At Anin Checkpoint there is a large breach of the Separation Fence, inside which the main gate of this checkpoint is located. This gate is locked, while the two side gatesinfo-icon of this checkpoint are wide open and have been so for 3-4 years. The large breach is next to the locked checkpoint gate… Yes. Read it again. The breach can be crossed and does so by pedestrians from the West Bank into the Seam Zone and into Israel whenever they wish, 24/7. Only not when the soldiers come to open the checkpoint. Why get in trouble…

This checkpoint is opened twice a week, on Mondays and Wednesdays. It is an Agricultural checkpoint (no. 214), and farmers from the nearby Palestinian village of that name have their olive tree groves behind the Separation Fence and cannot cross it when they have to work there – namely every day. The occupier has decided: you can only come to work there twice a week.

Ever since the Separation Fence has been breached in hundreds of spots, from the north down to the southern part of the West Bank, and in view of the Israeli army’s indifference to the activity at the breaches, the Palestinians no longer wait for the soldiers to come and open the checkpoint. They simply cross whenever they wish. However, tractor owners need the soldiers. Otherwise, how can they cross?

M. is a farmer from Anin, and owns some dozens of olive trees behind the Separation Fence inside the Seam Zone. He always comes (at times with two other farmers) with his tractor to the checkpoint. Usually he stands waiting and waiting for the soldiers. Often they really let him have it, but he waits for them – half an hour, an hour, two, three and even more. There is already a routine. He calls me, asking for help. I call the DCO and/or the officer in charge of civilian complaints, trying to find out what happened and when the gate will be opened.

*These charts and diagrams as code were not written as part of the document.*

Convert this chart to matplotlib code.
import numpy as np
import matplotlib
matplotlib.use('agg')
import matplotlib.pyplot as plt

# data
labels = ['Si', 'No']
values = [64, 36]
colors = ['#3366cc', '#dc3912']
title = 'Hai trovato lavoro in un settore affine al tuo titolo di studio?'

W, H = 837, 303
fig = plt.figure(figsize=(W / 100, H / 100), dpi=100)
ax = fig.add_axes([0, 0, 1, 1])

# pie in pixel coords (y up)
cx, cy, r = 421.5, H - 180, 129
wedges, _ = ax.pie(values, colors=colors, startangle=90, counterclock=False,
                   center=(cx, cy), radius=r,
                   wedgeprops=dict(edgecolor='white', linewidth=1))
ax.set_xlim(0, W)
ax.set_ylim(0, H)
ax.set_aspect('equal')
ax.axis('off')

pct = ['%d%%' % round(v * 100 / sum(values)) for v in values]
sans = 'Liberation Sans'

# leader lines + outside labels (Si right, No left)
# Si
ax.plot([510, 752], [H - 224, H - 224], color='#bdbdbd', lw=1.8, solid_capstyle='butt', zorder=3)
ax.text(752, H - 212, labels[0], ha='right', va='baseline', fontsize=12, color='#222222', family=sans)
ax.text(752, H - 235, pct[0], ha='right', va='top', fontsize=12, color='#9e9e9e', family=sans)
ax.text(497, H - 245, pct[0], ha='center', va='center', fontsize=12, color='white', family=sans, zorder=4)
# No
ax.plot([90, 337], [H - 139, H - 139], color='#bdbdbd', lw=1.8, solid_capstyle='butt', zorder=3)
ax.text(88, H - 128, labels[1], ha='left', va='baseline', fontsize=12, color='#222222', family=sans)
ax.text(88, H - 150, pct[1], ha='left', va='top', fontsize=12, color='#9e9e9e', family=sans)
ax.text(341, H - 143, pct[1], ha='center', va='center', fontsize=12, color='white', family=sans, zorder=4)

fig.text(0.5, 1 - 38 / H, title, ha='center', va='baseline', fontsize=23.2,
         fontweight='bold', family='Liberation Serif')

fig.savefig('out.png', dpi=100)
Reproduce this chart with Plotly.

Monday morning, January 31, M. called at 7:30. He has been waiting at the checkpoint for over half an hour already. The soldiers have not yet shown up. Experienced, he knows he’d better begin looking into this delay early, even if it’s still early. At the DCO I was told that this morning the soldiers came an hour early, by mistake… But now, “Don’t worry, the force is on its way to the checkpoint, they’re almost there, tell M. to wait.” They did not show up. For over 3 hours we called several times, M. and I. They kept promising again and again that “the force is on its way…” But it wasn’t.

At 10 p.m. M. let me know he crossed. But he is worried. What will happen on Wednesday? Winter works begin soon, in the olive groves. One needs to plow among the trees, weed, cut large branches. There’s a lot of work. Let us cross!

Fear of closing the agricultural checkpoints is great, and is getting more and more so. This is the occupation’s wish, and a disaster for all farmers in the entire occupied territories.